Data lines:
*****

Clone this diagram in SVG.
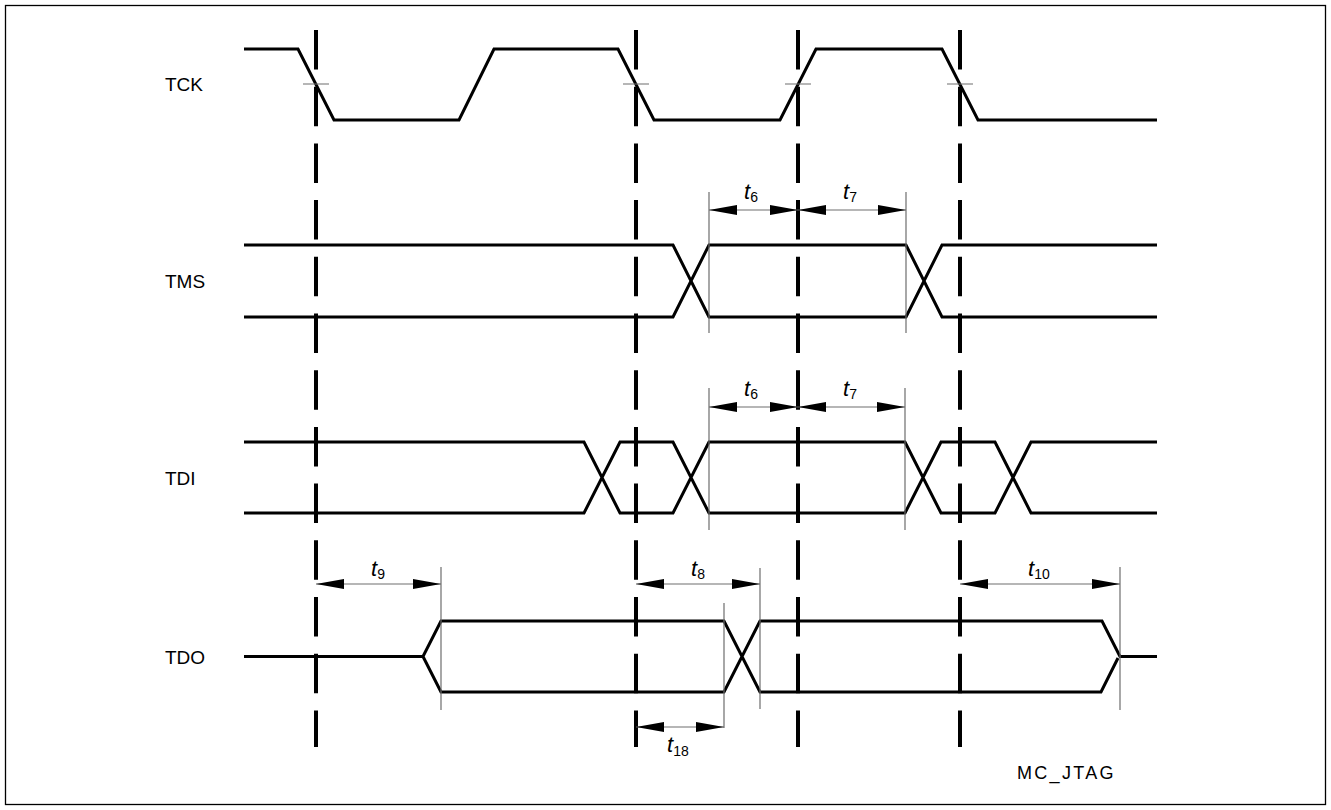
<svg xmlns="http://www.w3.org/2000/svg" width="1331" height="810" viewBox="0 0 1331 810">
<style>
.sig{fill:none;stroke:#000;stroke-width:3;stroke-linejoin:miter}
.ref{fill:none;stroke:#6e6e6e;stroke-width:1.2}
.dash{fill:none;stroke:#000;stroke-width:4;stroke-dasharray:39.5 17.2}
.arr{fill:none;stroke:#6e6e6e;stroke-width:1.2;marker-start:url(#ah);marker-end:url(#ah)}
.lbl{font-family:"Liberation Sans",Arial,sans-serif;font-size:19px;fill:#000}
.tl{font-family:"Liberation Sans",Arial,sans-serif;font-size:22px;font-style:italic;fill:#000}
.sub{font-size:14px;font-style:normal}
</style>
<defs>
<marker id="ah" markerUnits="userSpaceOnUse" markerWidth="29" markerHeight="11" refX="28" refY="5" orient="auto-start-reverse" viewBox="0 0 29 11">
<path d="M0,0 L28,5 L0,10 z" fill="#000"/>
</marker>
</defs>
<rect x="5.5" y="5.5" width="1320" height="799" fill="#fff" stroke="#000" stroke-width="1.3"/>

<g id="TCK">
<text class="lbl" x="165" y="91">TCK</text>
<path class="sig" d="M244,49 H298 L334,120 H459 L494,49 H618 L654,120 H780 L816,49 H942 L978,120 H1157"/>
<path class="ref" d="M303,84 H329 M623,84 H649 M785,84 H811 M947,84 H973"/>
</g>

<g id="TMS">
<text class="lbl" x="165" y="288">TMS</text>
<path class="sig" d="M244,245 H673 L709,317 H906 L942,245 H1157 M244,317 H673 L709,245 H906 L942,317 H1157"/>
<path class="ref" d="M709,192 V333 M906,192 V333"/>
</g>

<g id="TDI">
<text class="lbl" x="165" y="485">TDI</text>
<path class="sig" d="M244,442 H584 L620,513 H673 L709,442 H905 L941,513 H995 L1031,442 H1157 M244,513 H584 L620,442 H673 L709,513 H905 L941,442 H995 L1031,513 H1157"/>
<path class="ref" d="M709,388 V530 M905,388 V530"/>
</g>

<g id="TDO">
<text class="lbl" x="165" y="664">TDO</text>
<path class="sig" d="M244,656.5 H423 L441,621 H724 L760,692 H1101 L1118,658 M423,656.5 L441,692 H724 L760,621 H1102 L1120,656.5 H1157"/>
<path class="ref" d="M441,567 V710 M760,568 V709 M724,603 V728 M1120,567 V710"/>
</g>

<g id="connectors">
<path class="dash" d="M316,30 V747 M636,30 V747 M798,30 V747 M960,30 V747"/>
<path class="arr" d="M709,210 H798"/>
<path class="arr" d="M798,210 H906"/>
<path class="arr" d="M709,407 H798"/>
<path class="arr" d="M798,407 H905"/>
<path class="arr" d="M316,584 H441"/>
<path class="arr" d="M636,584 H760"/>
<path class="arr" d="M960,584 H1120"/>
<path class="arr" d="M636,727 H724"/>
</g>

<g id="labels">
<text class="tl" x="744" y="199">t<tspan class="sub" dy="3">6</tspan></text>
<text class="tl" x="843" y="199">t<tspan class="sub" dy="3">7</tspan></text>
<text class="tl" x="744" y="396">t<tspan class="sub" dy="3">6</tspan></text>
<text class="tl" x="843" y="396">t<tspan class="sub" dy="3">7</tspan></text>
<text class="tl" x="371" y="576">t<tspan class="sub" dy="3">9</tspan></text>
<text class="tl" x="691" y="576">t<tspan class="sub" dy="3">8</tspan></text>
<text class="tl" x="1028" y="576">t<tspan class="sub" dy="3">10</tspan></text>
<text class="tl" x="667" y="752">t<tspan class="sub" dy="4">18</tspan></text>
<text class="lbl" x="1017" y="779" style="font-size:18px;letter-spacing:2.3px">MC_JTAG</text>
</g>
</svg>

*****

Exercise instructions: Transcribe the material exactly, keeping every word and none of the pictures.

Written response:
Clone this diagram in SVG.
<svg xmlns="http://www.w3.org/2000/svg" width="1331" height="810" viewBox="0 0 1331 810">
<style>
.sig{fill:none;stroke:#000;stroke-width:3;stroke-linejoin:miter}
.ref{fill:none;stroke:#6e6e6e;stroke-width:1.2}
.dash{fill:none;stroke:#000;stroke-width:4;stroke-dasharray:39.5 17.2}
.arr{fill:none;stroke:#6e6e6e;stroke-width:1.2;marker-start:url(#ah);marker-end:url(#ah)}
.lbl{font-family:"Liberation Sans",Arial,sans-serif;font-size:19px;fill:#000}
.tl{font-family:"Liberation Sans",Arial,sans-serif;font-size:22px;font-style:italic;fill:#000}
.sub{font-size:14px;font-style:normal}
</style>
<defs>
<marker id="ah" markerUnits="userSpaceOnUse" markerWidth="29" markerHeight="11" refX="28" refY="5" orient="auto-start-reverse" viewBox="0 0 29 11">
<path d="M0,0 L28,5 L0,10 z" fill="#000"/>
</marker>
</defs>
<rect x="5.5" y="5.5" width="1320" height="799" fill="#fff" stroke="#000" stroke-width="1.3"/>

<g id="TCK">
<text class="lbl" x="165" y="91">TCK</text>
<path class="sig" d="M244,49 H298 L334,120 H459 L494,49 H618 L654,120 H780 L816,49 H942 L978,120 H1157"/>
<path class="ref" d="M303,84 H329 M623,84 H649 M785,84 H811 M947,84 H973"/>
</g>

<g id="TMS">
<text class="lbl" x="165" y="288">TMS</text>
<path class="sig" d="M244,245 H673 L709,317 H906 L942,245 H1157 M244,317 H673 L709,245 H906 L942,317 H1157"/>
<path class="ref" d="M709,192 V333 M906,192 V333"/>
</g>

<g id="TDI">
<text class="lbl" x="165" y="485">TDI</text>
<path class="sig" d="M244,442 H584 L620,513 H673 L709,442 H905 L941,513 H995 L1031,442 H1157 M244,513 H584 L620,442 H673 L709,513 H905 L941,442 H995 L1031,513 H1157"/>
<path class="ref" d="M709,388 V530 M905,388 V530"/>
</g>

<g id="TDO">
<text class="lbl" x="165" y="664">TDO</text>
<path class="sig" d="M244,656.5 H423 L441,621 H724 L760,692 H1101 L1118,658 M423,656.5 L441,692 H724 L760,621 H1102 L1120,656.5 H1157"/>
<path class="ref" d="M441,567 V710 M760,568 V709 M724,603 V728 M1120,567 V710"/>
</g>

<g id="connectors">
<path class="dash" d="M316,30 V747 M636,30 V747 M798,30 V747 M960,30 V747"/>
<path class="arr" d="M709,210 H798"/>
<path class="arr" d="M798,210 H906"/>
<path class="arr" d="M709,407 H798"/>
<path class="arr" d="M798,407 H905"/>
<path class="arr" d="M316,584 H441"/>
<path class="arr" d="M636,584 H760"/>
<path class="arr" d="M960,584 H1120"/>
<path class="arr" d="M636,727 H724"/>
</g>

<g id="labels">
<text class="tl" x="744" y="199">t<tspan class="sub" dy="3">6</tspan></text>
<text class="tl" x="843" y="199">t<tspan class="sub" dy="3">7</tspan></text>
<text class="tl" x="744" y="396">t<tspan class="sub" dy="3">6</tspan></text>
<text class="tl" x="843" y="396">t<tspan class="sub" dy="3">7</tspan></text>
<text class="tl" x="371" y="576">t<tspan class="sub" dy="3">9</tspan></text>
<text class="tl" x="691" y="576">t<tspan class="sub" dy="3">8</tspan></text>
<text class="tl" x="1028" y="576">t<tspan class="sub" dy="3">10</tspan></text>
<text class="tl" x="667" y="752">t<tspan class="sub" dy="4">18</tspan></text>
<text class="lbl" x="1017" y="779" style="font-size:18px;letter-spacing:2.3px">MC_JTAG</text>
</g>
</svg>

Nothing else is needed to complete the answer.